Kita sebenarnya memiliki sumber energi yang tak terbatas di Bumi, yakni energi angin dan energi surya. Teknologi pengumpulan energi tersebut juga telah semakin efisien dari waktu ke waktu. Akan tetapi, matahari tidak selalu bersinar dan angin pun tidak selalu bertiup setiap waktu. Hal itu berarti, kita perlu baterai untuk menyimpan daya untuk dipakai di waktu-waktu tersebut. Sayangnya, teknologi baterai lebih lambat perkembangannya dibandingkan teknologi pengumpulan energi itu sendiri.
Peneliti dari Universitas Stanford AS baru-baru ini berhasil mengembangkan baterai berbasis air untuk menyimpan energi angin atau energi surya yang dihasilkan ketika matahari bersinar dan angin bertiup, sehingga energi tersebut dapat dimasukkan kembali ke jaringan listrik dan didistribusikan ketika kebutuhan akan listrik sedang tinggi. Proses pembuatan prototip baterai ini telah dipublikasikan di jurnal Nature Energy 30 April lalu, dengan Profesor Yi Cui (profesor senior di bidang ilmu material di Universitas Stanford) sebagai penulis utamanya.
(Wei Chen, salah satu anggota tim peneliti, memegang Prototip baterai)
Baterai ini dikembangkan berdasarkan teknologi mangan-hidrogen.

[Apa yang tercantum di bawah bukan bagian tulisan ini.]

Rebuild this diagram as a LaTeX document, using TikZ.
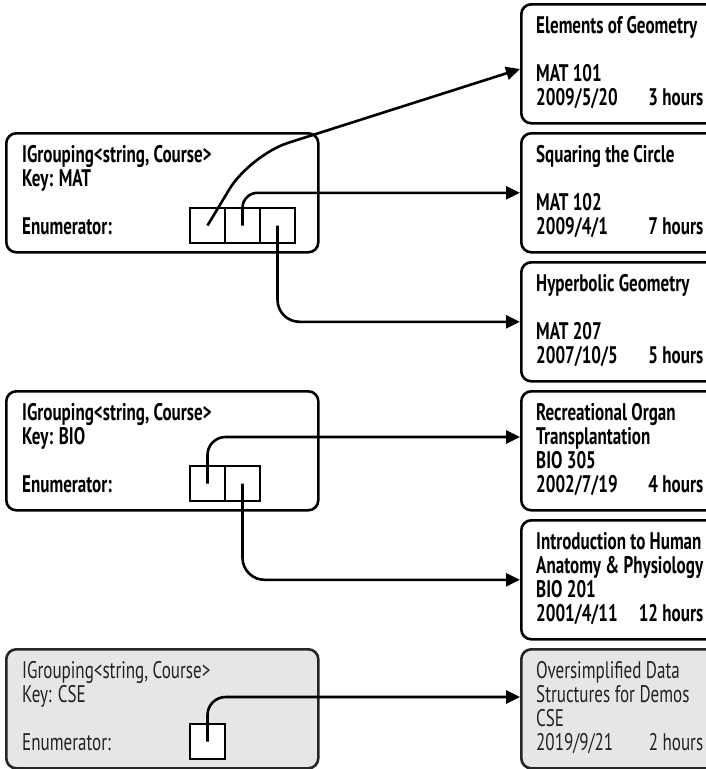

Berukuran sekitar tiga inci (sekitar 7,6 sentimeter), baterai ini hanya mampu menghasilkan daya sebesar 20 miliwatt, yang hanya cukup untuk menyalakan lampu senter LED kecil seukuran gantungan kunci. Meskipun hasilnya sangat kecil, tim peneliti yakin bahwa mereka akan mampu mengembangkannya hingga ke skala industri berkapasitas besar yang dapat mengisi dan mengisi ulang hingga 10.000 kali, memiliki umur teknis hingga lebih dari sepuluh tahun, dengan biaya yang murah.
Penyimpanan energi baterai ini menggunakan reaksi pertukaran elektron reversibel dengan bahan dasar garam industri murah yang dikenal sebagai mangan sulfat dan biasa digunakan dalam industri pupuk, kertas, dan produk non-baterai lainnya. Mangan sulfat dilarutkan dalam air, sehingga mampu berinteraksi dengan elektron saat mengalir ke baterai. Elektron bereaksi dengan mangan sulfat untuk menghasilkan mangan dioksida pada elektroda. Kelebihan elektron menempel dengan gas hidrogen yang menggelembung naik dari larutan, di sinilah energi disimpan.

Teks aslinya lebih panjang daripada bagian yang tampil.